The famous film shows ground crew running for their lives, and then turning and running back to the flames. It’s natural enough to have run, but there’s something the film doesn’t show.  That was Chief Petty Officer Frederick “Bull” Tobin, the airship veteran in charge of the landing party, bellowing at his sailors above the roar of the flames.  “Navy men, Stand fast!  We’ve got to get those people out of there!” On September 4, 1923 Tobin had survived the crash of the USS Shenandoah.  He wasn’t about to abandon his post, even if it cost him his life. Tobin’s Navy men obeyed.  That’s what you’re seeing when they turn and run back to the flames.

The Hindenburg disaster is sometimes compared with that of the Titanic, but there’s a common misconception that the former disaster was the more deadly of the two. In fact, 64% of the passengers and crew aboard the airship survived the fiery crash, despite having only seconds to react.   In contrast, officers on board the Titanic had 2½ hours to evacuate, yet most of the lifeboats were launched from level decks with empty seats. Only 32% of Titanic passengers and crew survived the sinking.  It’s estimated that an additional 500 lives could have been saved, had there been a more orderly, competent, evacuation of the ship.

As it was, 35 passengers and crew lost their lives on this day in 1937, and one civilian ground crew.  Without doubt the number would have been higher, if not for the actions of Bull Tobin and is Navy men.

Hindenberg Crash

Where a person was inside the airship, had a lot to do with their chances of survival.  Mr and Mrs Hermann Doehner and their three children (Irene, 16, Walter, 10, and Werner, 8) were in the dining room, watching the landing.  Mr. Doehner left before the fire broke out.  Mrs. Doehner and the two boys were able to jump out but Irene went looking for her father.  Both died in the crash.

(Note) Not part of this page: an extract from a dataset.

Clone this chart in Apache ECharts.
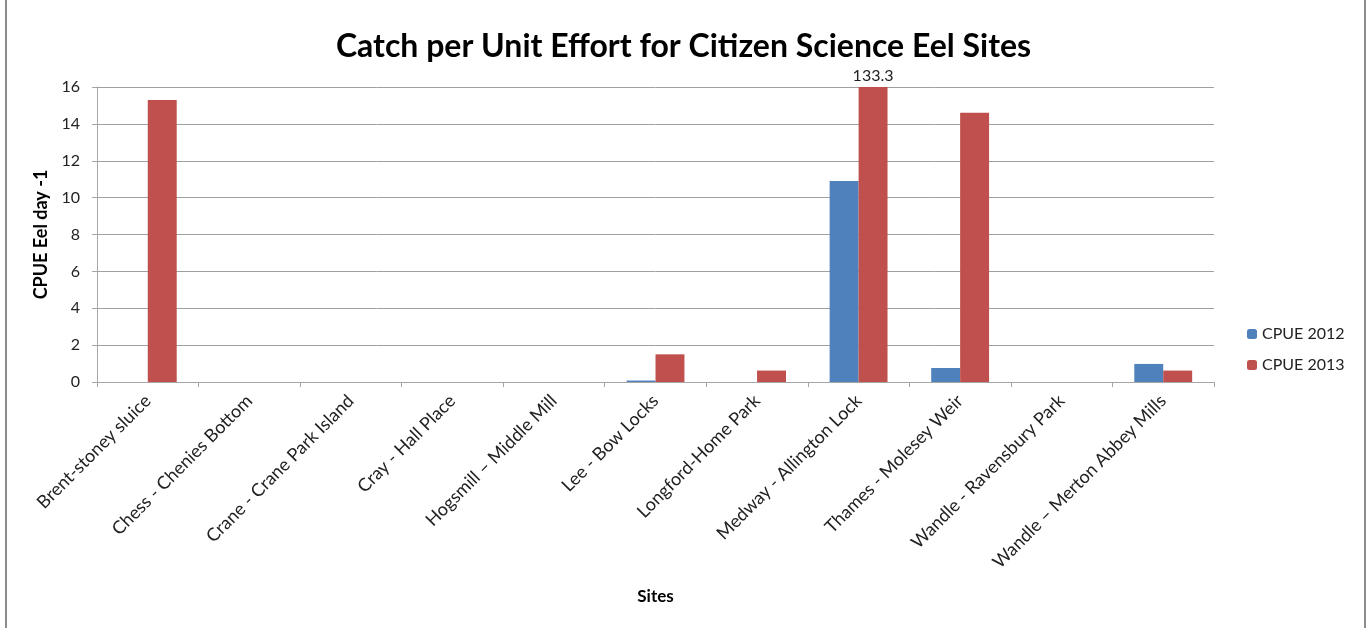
<!DOCTYPE html>
<html lang="en">
<head>
    <meta charset="UTF-8">
    <title>Catch per Unit Effort for Citizen Science Eel Sites</title>
    <script src="https://cdn.jsdelivr.net/npm/echarts@6.0.0/dist/echarts.min.js"></script>
    <style>
        * { margin: 0; padding: 0; box-sizing: border-box; }
        body { background: #fff; }
        #chart { width: 1367px; height: 628px; }
    </style>
</head>
<body>
    <div id="chart"></div>
    <script>
        const sites = [
            'Brent-stoney sluice', 'Chess - Chenies Bottom', 'Crane - Crane Park Island',
            'Cray - Hall Place', 'Hogsmill \u2013 Middle Mill', 'Lee - Bow Locks',
            'Longford-Home Park', 'Medway - Allington Lock', 'Thames - Molesey Weir',
            'Wandle - Ravensbury Park', 'Wandle \u2013 Merton Abbey Mills'
        ];
        const cpue2012 = [0, 0, 0, 0, 0, 0.08, 0, 10.9, 0.76, 0, 0.98];
        const cpue2013 = [15.3, 0, 0, 0, 0, 1.5, 0.62, 133.3, 14.6, 0, 0.62];
        const yTicks = { min: 0, max: 16, interval: 2 };

        const font = 'Lato, "Open Sans", sans-serif';
        const chart = echarts.init(document.getElementById('chart'));

        chart.setOption({
            animation: false,
            textStyle: { fontFamily: font },
            title: {
                text: 'Catch per Unit Effort for Citizen Science Eel Sites',
                left: 'center',
                top: 26,
                textStyle: { fontSize: 32, fontWeight: 'bold', color: '#000', fontFamily: font }
            },
            graphic: [{
                type: 'line',
                shape: { x1: 6, y1: 0, x2: 6, y2: 628 },
                style: { stroke: '#8c8c8c', lineWidth: 2 },
                silent: true
            }, {
                type: 'line',
                shape: { x1: 1365, y1: 0, x2: 1365, y2: 628 },
                style: { stroke: '#8c8c8c', lineWidth: 2 },
                silent: true
            }],
            legend: {
                orient: 'vertical',
                left: 1242,
                top: 321,
                itemWidth: 10,
                itemHeight: 10,
                itemGap: 15,
                textStyle: { fontSize: 16, color: '#222' },
                data: ['CPUE 2012', 'CPUE 2013']
            },
            grid: { left: 97, right: 153, top: 87, bottom: 246 },
            xAxis: {
                type: 'category',
                data: sites,
                name: 'Sites',
                nameLocation: 'middle',
                nameGap: 206,
                nameTextStyle: { fontSize: 17, fontWeight: 'bold', color: '#000' },
                axisLine: { lineStyle: { color: '#a6a6a6' } },
                axisTick: { show: true, length: 5, lineStyle: { color: '#a6a6a6' } },
                axisLabel: { interval: 0, rotate: 45, fontSize: 18, color: '#222', margin: 16 }
            },
            yAxis: {
                type: 'value',
                min: yTicks.min,
                max: yTicks.max,
                interval: yTicks.interval,
                name: 'CPUE Eel day -1',
                nameLocation: 'middle',
                nameGap: 45,
                nameTextStyle: { fontSize: 18, fontWeight: 'bold', color: '#000' },
                axisLine: { show: true, lineStyle: { color: '#a6a6a6' } },
                axisTick: { show: true, length: 5, lineStyle: { color: '#a6a6a6' } },
                axisLabel: { fontSize: 16, color: '#222', margin: 17 },
                splitLine: { lineStyle: { color: '#a0a0a0' } }
            },
            series: [{
                name: 'CPUE 2012',
                type: 'bar',
                data: cpue2012,
                barGap: '0%',
                barCategoryGap: '43%',
                itemStyle: { color: '#4f81bd' }
            }, {
                name: 'CPUE 2013',
                type: 'bar',
                data: cpue2013.map(v => v > yTicks.max
                    ? { value: v, label: { show: true, position: 'top', distance: 3, fontSize: 16, color: '#222' } }
                    : v),
                clip: true,
                itemStyle: { color: '#c0504d' }
            }]
        });
    </script>
</body>
</html>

For all the film of the Hindenburg disaster, there is no footage showing the moment of ignition. Investigators theorized a loose cable creating a spark or static charge from the electrically charged atmosphere.  Some believed the wreck to be the result of sabotage, but that theory is largely debunked.

Four score years after the disaster, the reigning hypothesis begins with the static electricity theory, the fire fed and magnified by the incendiary iron oxide/aluminum impregnated cellulose “dope” with which the highly flammable hydrogen envelope, was painted.

The 35 year era of the dirigible was filled with accidents before Hindenburg, but none dampened public enthusiasm for lighter-than-air travel. The British R-101 accident killed 48, the crash of the USS Akron 73. The LZ-4, LZ-5, Deutschland, Deutschland II, Italia, Schwaben, R-38, R-101, Shenandoah, Macon, and others.  All had crashed, disappeared into the darkness, or over the ocean.  Hindenburg alone was caught on film, the fiery crash recorded for all to see.  The age of the dirigible, had come to an end.

Author: Cape Cod Curmudgeon

I'm not a "Historian". I'm a husband, a father, a son and a grandfather. A history geek and sometimes curmudgeon, who still likes to learn new things. I started "Today in History" back in 2013, thinking I’d learn a thing or two. I told myself I’d publish 365. The leap year changed that to 366. As I write this, I‘m closing in on a thousand. I do it because I want to & I make every effort to get my facts straight, but I'm as good at being wrong, as anybody else. I offer these "Today in History" stories in hopes that you'll enjoy reading them, as much as I’ve enjoyed writing them. Thanks for coming along for the ride. Rick Long, the “Cape Cod Curmudgeon”

7 thoughts on “May 6, 1937 Hindenburg”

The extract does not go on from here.